The New York Giants abruptly ended — or at least paused — the Eli Manning era Tuesday, choosing to replace him with a fellow New York quarterback icon, Geno Smith.
Manning, who has the most consecutive starts (210) among any active player and second most of all time, was offered to symbolically start Sunday before leaving the game to cede playing time to the other quarterbacks on the roster. Manning declined.
“My feeling is that if you are going to play the other guys, play them,” Manning said. “Starting just to keep the streak going and knowing you won’t finish the game and have a chance to win it is pointless to me, and it tarnishes the streak. Like I always have, I will be ready to play if and when I am needed. I will help Geno and Davis [Webb] prepare to play as well as they possibly can.”
Head coach Ben McAdoo said that the team will look at both Smith and Webb, the rookie third-round pick out of Cal, in the Giants’ remaining five games. No offense to Geno or Davis Webb, but both are unlikely to become long-term answers.

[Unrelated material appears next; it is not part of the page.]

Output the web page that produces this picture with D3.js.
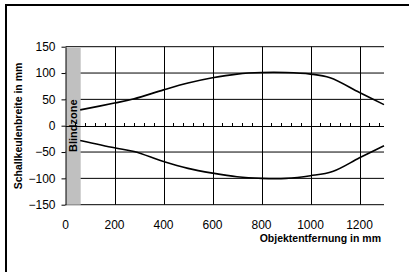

Benching Manning is both unsurprising and stunning. The 2–9 Giants have quickly become a laughingstock during the worst season in recent franchise history. The offense ranks 31st in points scored and 28th in yards, while Manning is 32nd out of 36 qualified quarterbacks in yards per attempt. But while Manning has declined this year, he is far from the only problem with the offense. Manning’s receiving corps has been decimated. Odell Beckham Jr., Brandon Marshall, and Dwayne Harris are all out for the season, and Sterling Shepard has missed time with migraines, leaving Eli with the motley crew of Roger Lewis, Tavarres King, and Travis Rudolph to catch passes at wideout in addition to rookie tight end Evan Engram, who was elevated to no. 1 receiving option five games into his career. The Giants’ offensive line, which has already struggled mightily to pass protect in recent years, has faced numerous injuries this season. New York has started eight different line combinations in 11 games, the second-highest number in the league.
It might be the end of the road for Manning, who is the Giants’ all-time leader in passing touchdowns and passing yards, a two-time Super Bowl MVP, and the leading cause of nightmares in New England. As hard as it is to do, benching Manning shows the franchise is separating emotions from team decision-making. Manning is 36 years old and will carry a $22.2 million cap hit in 2018 and a $23.2 million cap hit in 2019. He’s not a part of the team’s future, and it makes sense for the team to evaluate its current options at quarterback.
But at the same time, Smith is 27 years old and a free agent at the end of the season, and he hasn’t demonstrated much improvement at the NFL level. Webb didn’t project to be an NFL starter entering the draft, but it is still worth tossing him the keys and letting him take the offense for a spin. But it will be difficult to make any real evaluation on anyone with so many injured starters, and it’s unlikely that either Webb or Smith will stick long term regardless of how well they play. The 2018 NFL draft, where the Giants will likely have a high pick, seems to be a much more promising route to find Manning’s successor.
The decision to bench Manning may be less about Smith and Webb and more about the Giants looking at their team and realizing that it is time to blow it up. Getting rid of McAdoo and purging the problems that have permeated the locker room during his tenure could be next step. Firing general manager Jerry Reese, who has been with the organization for a decade, could potentially be step three. The franchise has the opportunity to wipe the slate clean at GM, coach, and quarterback for the first time in decades.
Blowing up the team would be the responsible long-term decision. That doesn’t make it easier to watch Eli cry.
Eli Manning very emotional discussing the decision pic.twitter.com/L2rtHLtStV— Dan Duggan (@DDuggan21) November 28, 2017
“I have said it many times, I want to play, I want to compete, I want to be out there for my teammates to help them prepare to win,” Manning said. “I understand that there are tough decisions that have to be made in the best interest of the organization, especially as a season like this winds down. This is one of those tough, uncomfortable decisions.”
Indeed it is. You’ll always have the Super Bowls, Eli. Both of them.